Les arguments des parties
Jeux 1000Pattes considère cette décision de la Ville mal fondée et la poursuit afin qu’elle lui paie le prix convenu et les frais d’entreposage des modules. À cet effet, Jeux 1000Pattes soutient avoir conclu un contrat de gré à gré avec la Ville pour la fourniture et l’installation des modules de jeu, dont les modalités sont celles de sa proposition et non selon les termes de la demande de prix de la Ville6.
La Ville soutient que le contrat n’a jamais pu prendre naissance, puisque son consentement a été vicié à l’égard de deux aspects essentiels : le prix du contrat et le respect de la norme CAN/CSA Z614-20. Elle reproche à Jeux 1000Pattes d’avoir manqué à son obligation d’information à titre de vendeur7.
L’analyse du Tribunal
Tout d’abord, le Tribunal considère que l’analyse de toutes les circonstances ayant mené à l’adoption de la résolution par le conseil municipal et l’octroi du contrat permet de conclure qu’il ne s’agit pas d’un contrat de gré à gré, mais bien d’un contrat octroyé à la suite d’un appel d’offres sur invitation.
Selon le Tribunal, la Ville étant régie par son règlement sur la gestion contractuelle qui prévoit qu’elle ne peut octroyer un contrat de gré à gré si la dépense est supérieure à 25 000,00 $, force est de conclure que l’intention de celle-ci était d’octroyer un contrat après avoir invité plusieurs fournisseurs à soumettre des propositions. De plus, même si le contrat octroyé à Jeux 1000Pattes est pour un parc différent, aucune discussion verbale ni aucun échange de courriels entre les parties n’est de nature à étayer la thèse que le contrat a été conclu de gré à gré, et non à la suite de la « demande de prix » que le Tribunal qualifie comme un appel d’offres sur invitation8.

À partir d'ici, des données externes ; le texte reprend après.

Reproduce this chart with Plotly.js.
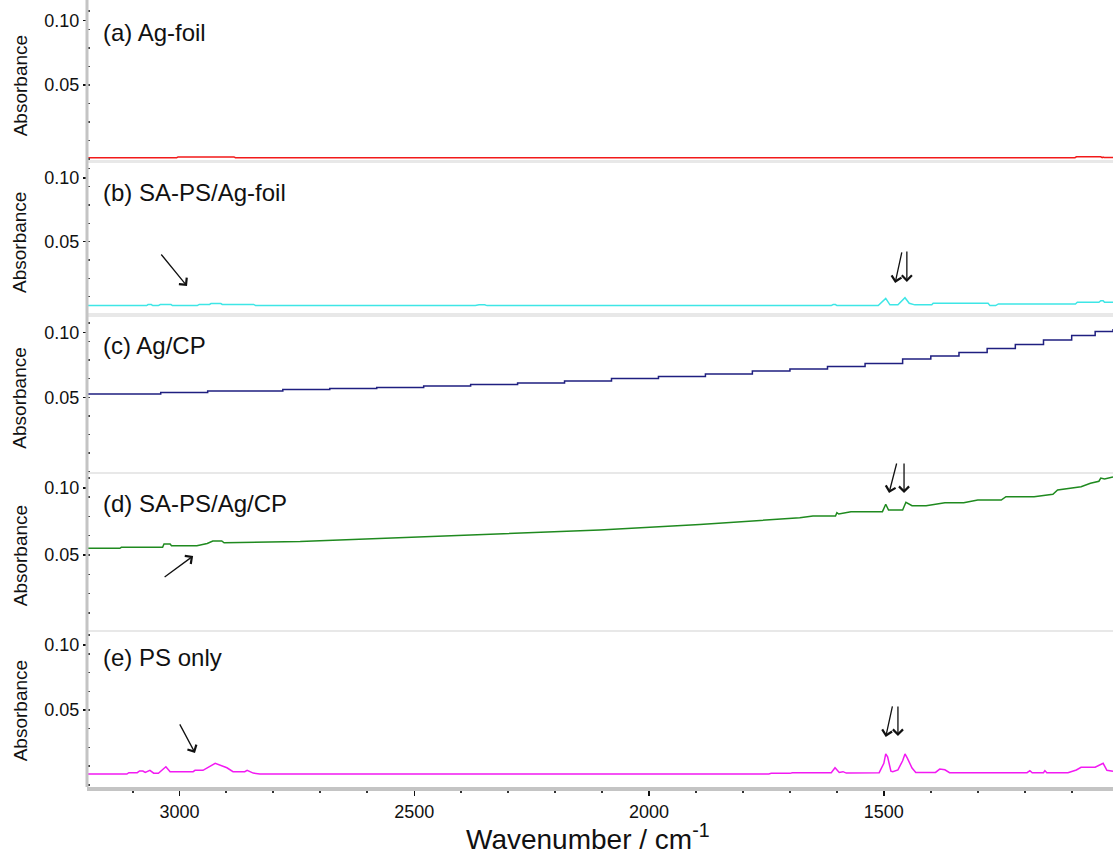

Ensuite, le Tribunal évalue si la Ville a commis une faute contractuelle en annulant le contrat octroyé à Jeux 1000Pattes par une résolution de son conseil. En deux temps, il analyse les moyens de défense que la Ville invoque, soit le vice de consentement et la non-conformité de la soumission.

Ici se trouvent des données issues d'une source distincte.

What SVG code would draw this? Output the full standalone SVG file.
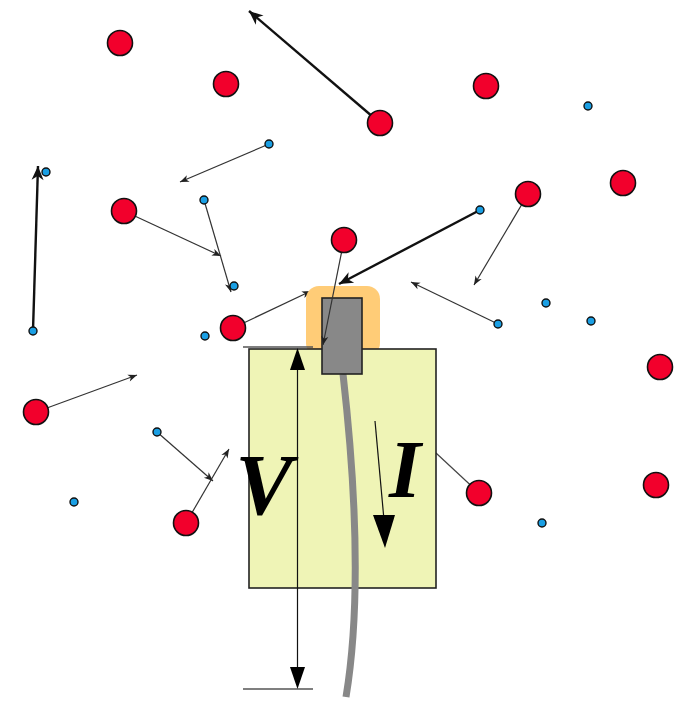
<svg xmlns="http://www.w3.org/2000/svg" width="681" height="701" viewBox="0 0 681 701">
  <style>
    .ion { fill: #f2002c; stroke: #111; stroke-width: 1.6; }
    .el { fill: #1a9fe4; stroke: #111; stroke-width: 1.4; }
    .thin { fill: none; stroke: #333; stroke-width: 1.2; marker-end: url(#headS); }
    .thick { fill: none; stroke: #111; stroke-width: 2.4; marker-end: url(#headL); }
    .plain { fill: none; stroke: #444; stroke-width: 1.2; }
    .dim { fill: none; stroke: #111; stroke-width: 1.2; }
    .tick { fill: none; stroke: #555; stroke-width: 1.3; }
    .lbl { font-family: "Liberation Serif", "DejaVu Serif", serif; font-style: italic; font-weight: bold; fill: #000; }
  </style>
  <defs>
    <marker id="headS" viewBox="-10 -5 12 10" markerWidth="12" markerHeight="10" refX="0" refY="0" orient="auto" markerUnits="userSpaceOnUse">
      <path d="M0,0 L-9,-3.6 L-6.5,0 L-9,3.6 Z" fill="#222"/>
    </marker>
    <marker id="headL" viewBox="-16 -7 18 14" markerWidth="18" markerHeight="14" refX="0" refY="0" orient="auto" markerUnits="userSpaceOnUse">
      <path d="M0,0 L-14,-6 L-10,0 L-14,6 Z" fill="#111"/>
    </marker>
  </defs>

  <rect width="681" height="701" fill="#fff"/>

  <!-- connectors: velocity arrows and the link from the ion to the probe body -->
  <g id="connectors">
    <line class="thick" x1="380" y1="123" x2="249" y2="11"/>
    <line class="thick" x1="33" y1="331" x2="38" y2="166"/>
    <line class="thick" x1="480" y1="210" x2="339" y2="284"/>
    <line class="thin" x1="269" y1="144" x2="180" y2="182"/>
    <line class="thin" x1="124" y1="211" x2="221" y2="256"/>
    <line class="thin" x1="204" y1="200" x2="231" y2="292"/>
    <line class="thin" x1="233" y1="328" x2="311" y2="291"/>
    <line class="thin" x1="528" y1="194" x2="474" y2="285"/>
    <line class="thin" x1="498" y1="324" x2="411" y2="282"/>
    <line class="thin" x1="36" y1="412" x2="137" y2="375"/>
    <line class="thin" x1="157" y1="432" x2="213" y2="481"/>
    <line class="thin" x1="186" y1="523" x2="229" y2="449"/>
    <line class="plain" x1="479" y1="493" x2="436" y2="453"/>
  </g>

  <!-- probe: sheath, holder block, tip and cable -->
  <g id="probe">
    <rect id="sheath" x="306" y="286" width="74" height="70" rx="13" fill="#ffcc77"/>
    <rect id="holder" x="249" y="349" width="187" height="239" fill="#eff4b6" stroke="#222" stroke-width="1.6"/>
    <path id="cable" d="M343,374 C355,480 362,600 346,697" fill="none" stroke="#888" stroke-width="7"/>
    <rect id="tip" x="322" y="298" width="40" height="76" fill="#888" stroke="#222" stroke-width="1.6"/>
  </g>

  <!-- ion heading into the tip (drawn over the sheath) -->
  <g id="connectors-over">
    <line class="thin" x1="344" y1="240" x2="323" y2="345"/>
  </g>

  <!-- voltage dimension -->
  <g id="voltage">
    <line class="tick" x1="243" y1="347" x2="313" y2="347"/>
    <line class="tick" x1="243" y1="689" x2="313" y2="689"/>
    <line class="dim" x1="297.5" y1="360" x2="297.5" y2="676"/>
    <path d="M297.5,348 L290,370 L305,370 Z" fill="#000"/>
    <path d="M297.5,689 L290,667 L305,667 Z" fill="#000"/>
    <text class="lbl" x="264" y="514" font-size="86" text-anchor="middle">V</text>
  </g>

  <!-- current arrow -->
  <g id="current">
    <line class="dim" x1="375" y1="421" x2="384" y2="520"/>
    <path d="M385,548 L373,515 L395,515 Z" fill="#000"/>
    <text class="lbl" x="405" y="497" font-size="82" text-anchor="middle">I</text>
  </g>

  <!-- ions -->
  <g id="ion-1"><circle class="ion" cx="120" cy="43" r="12.5"/></g>
  <g id="ion-2"><circle class="ion" cx="226" cy="84" r="12.5"/></g>
  <g id="ion-3"><circle class="ion" cx="380" cy="123" r="12.5"/></g>
  <g id="ion-4"><circle class="ion" cx="486" cy="86" r="12.5"/></g>
  <g id="ion-5"><circle class="ion" cx="623" cy="183" r="12.5"/></g>
  <g id="ion-6"><circle class="ion" cx="528" cy="194" r="12.5"/></g>
  <g id="ion-7"><circle class="ion" cx="124" cy="211" r="12.5"/></g>
  <g id="ion-8"><circle class="ion" cx="344" cy="240" r="12.5"/></g>
  <g id="ion-9"><circle class="ion" cx="233" cy="328" r="12.5"/></g>
  <g id="ion-10"><circle class="ion" cx="660" cy="367" r="12.5"/></g>
  <g id="ion-11"><circle class="ion" cx="36" cy="412" r="12.5"/></g>
  <g id="ion-12"><circle class="ion" cx="479" cy="493" r="12.5"/></g>
  <g id="ion-13"><circle class="ion" cx="656" cy="485" r="12.5"/></g>
  <g id="ion-14"><circle class="ion" cx="186" cy="523" r="12.5"/></g>

  <!-- electrons -->
  <g id="el-1"><circle class="el" cx="588" cy="106" r="4"/></g>
  <g id="el-2"><circle class="el" cx="46" cy="172" r="4"/></g>
  <g id="el-3"><circle class="el" cx="269" cy="144" r="4"/></g>
  <g id="el-4"><circle class="el" cx="204" cy="200" r="4"/></g>
  <g id="el-5"><circle class="el" cx="480" cy="210" r="4"/></g>
  <g id="el-6"><circle class="el" cx="234" cy="286" r="4"/></g>
  <g id="el-7"><circle class="el" cx="33" cy="331" r="4"/></g>
  <g id="el-8"><circle class="el" cx="205" cy="336" r="4"/></g>
  <g id="el-9"><circle class="el" cx="546" cy="303" r="4"/></g>
  <g id="el-10"><circle class="el" cx="498" cy="324" r="4"/></g>
  <g id="el-11"><circle class="el" cx="591" cy="321" r="4"/></g>
  <g id="el-12"><circle class="el" cx="157" cy="432" r="4"/></g>
  <g id="el-13"><circle class="el" cx="74" cy="502" r="4"/></g>
  <g id="el-14"><circle class="el" cx="542" cy="523" r="4"/></g>
</svg>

- Le vice de consentement invoqué par la Ville ne respecte pas les critères établis par le législateur. Après avoir réitéré les critères relatifs à l’erreur et aux vices de consentement, le Tribunal rappelle que l’erreur inexcusable ne peut permettre d’annuler un contrat. En l’espèce, alors que c’est la Ville qui prépare la demande de prix, elle dispose de toutes les ressources nécessaires pour le faire et y préciser de façon claire ses exigences. Toutefois, elle choisit des termes relativement simples, comportant peu de contraintes et offrant une grande latitude au fournisseur, c’est pourquoi dans sa réponse, Jeux 1000Pattes précise que « L’installation n’inclus (sic) pas la préparation du sol, la surface amortissante et le béton ».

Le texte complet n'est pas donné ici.